Changes in consumer behaviour and technology are shaping cellphone use. One area that is increasingly gaining attention is how consumers are moving away from voicemail and towards SMS messaging.

This trend toward text over voice messages can also be seen in the services offered by network operators and Google Voice who provide subscribers with a voice-to-SMS or voice-to-email transcription service. While there have been some concerns raised about the privacy of information handled by some third party services who use automated or manual transcription methods to convert a voice message into text, the uptake of these services goes to show that there is market demand for text based rather than voicemail messages.

Text trumps voicemail

There could be two reasons for the demand for text over voice messages. First, people are too busy to spend the time listening to voicemails. Anecdotal evidence indicates that people reply to a missed call rather than listen to a voicemail message left by the caller. Second, the youth have developed a predominantly text based communications culture reliant on social media and SMS messaging. The tendency is to text, tweet or use instant chat first instead of making a call. It is not unlikely that as the younger generation enters the workforce their communication habits will follow and begin to shape business interactions.

Recent research conducted by uReach Technologies, the voice messaging systems provider for Verizon Wireless and other mobile network providers, bears out these observations for the North American market. Their key finding was that voicemails are increasingly neglected by people; thirty per cent of voice messages remaining unheard after three days or longer, and more than twenty percent of the people surveyed do not even make the effort to dial in to check their voice messages.

On the other hand, in research conducted in 2008 by Opinion Research Corporation for Sprint, another USA-based network, SMS messages were acted on within an hour by 91 percent of people under the age of thirty. This age group was also found to be four times more likely to answer an SMS within minutes than respond to a voicemail. Those over thirty years of age were found to be twice as likely to reply within minutes to an SMS rather than a voicemail message.

Ease of use

Much of the debate about the value of voicemail versus SMS for leaving messages is about ease of use. Which technology feature is more convenient depends on whether a person is leaving a message or receiving the message. In the case of the former, it is far easier to simply leave a voicemail message when making a call if the other person does not answer their phone. For the recipient, receiving a message as an SMS is far more convenient. They can scroll through and act on their text messages far more quickly than dialing in to listen to a string of voicemail messages.

Today’s shift toward short text based communications as a compliment to voice is a factor in explaining a consumer preference for receiver-centric rather than caller-centric convenience in handling messages. This is part of the broader mobile culture where consumers are empowered to manage their communications to suit their on-the-go lifestyle and business needs – an option that was not available to people in the fixed-line only era. It seems that the technology which makes it easier for the receiver is going to be the messaging medium of choice going forward.

Making for better business communications

In the business context, listening to voicemail messages adds to an already busy schedule by increasing the amount of time required to act on one or more message.

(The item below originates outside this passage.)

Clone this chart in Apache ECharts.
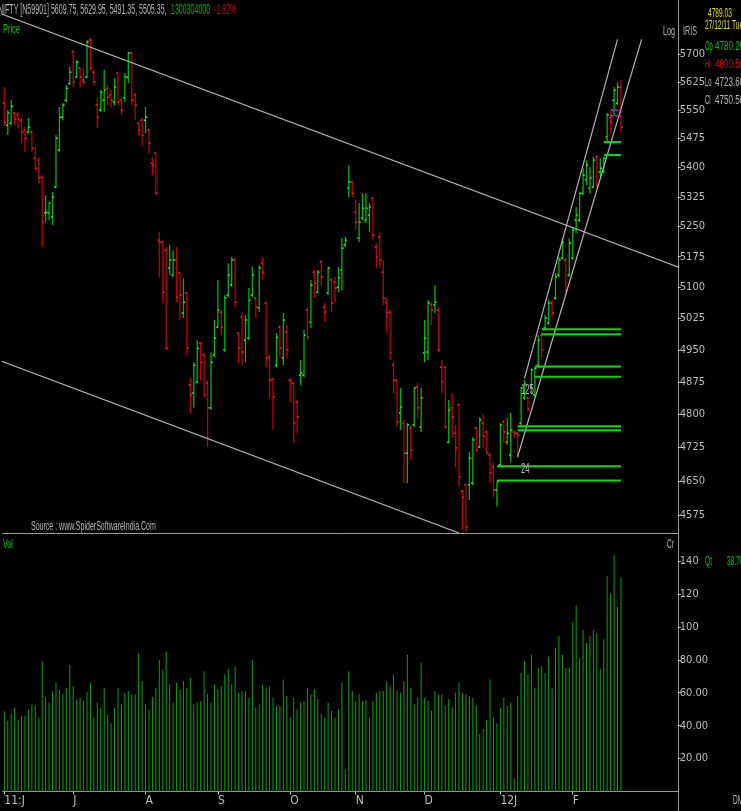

On the other hand, by sending a succinct SMS message, the recipient is able to read, digest and act on important information more quickly than if they listened to a message and transcribed key details. In a company where business communications are core to service delivery, SMS therefore becomes a key medium for increasing internal efficiencies in staff interaction with clients, other staff or suppliers.

For businesses, sending an SMS message over leaving a voicemail makes sense and has the following advantages as a key medium for effective business communications:

  • SMS is more convenient for the receiver - it is a lot quicker to read several SMS’s compared to listening to many voicemail messages.
  • SMS is easier to work with - the relevant details are already presented in an SMS message, which makes it easy to act on the information.
  • SMS increases efficiencies – an SMS is more likely to be read and acted on as soon as it is received.
  • SMS can be archived – once acted on, an SMS can be stored and saved for later reference.

By looking at its workflow, a business can identify where moving to SMS based communications makes sense instead of relying on telephonic interactions. In so doing, they take advantage of the growing receiver-centric mobile consumer culture with a preference for text over voice messages.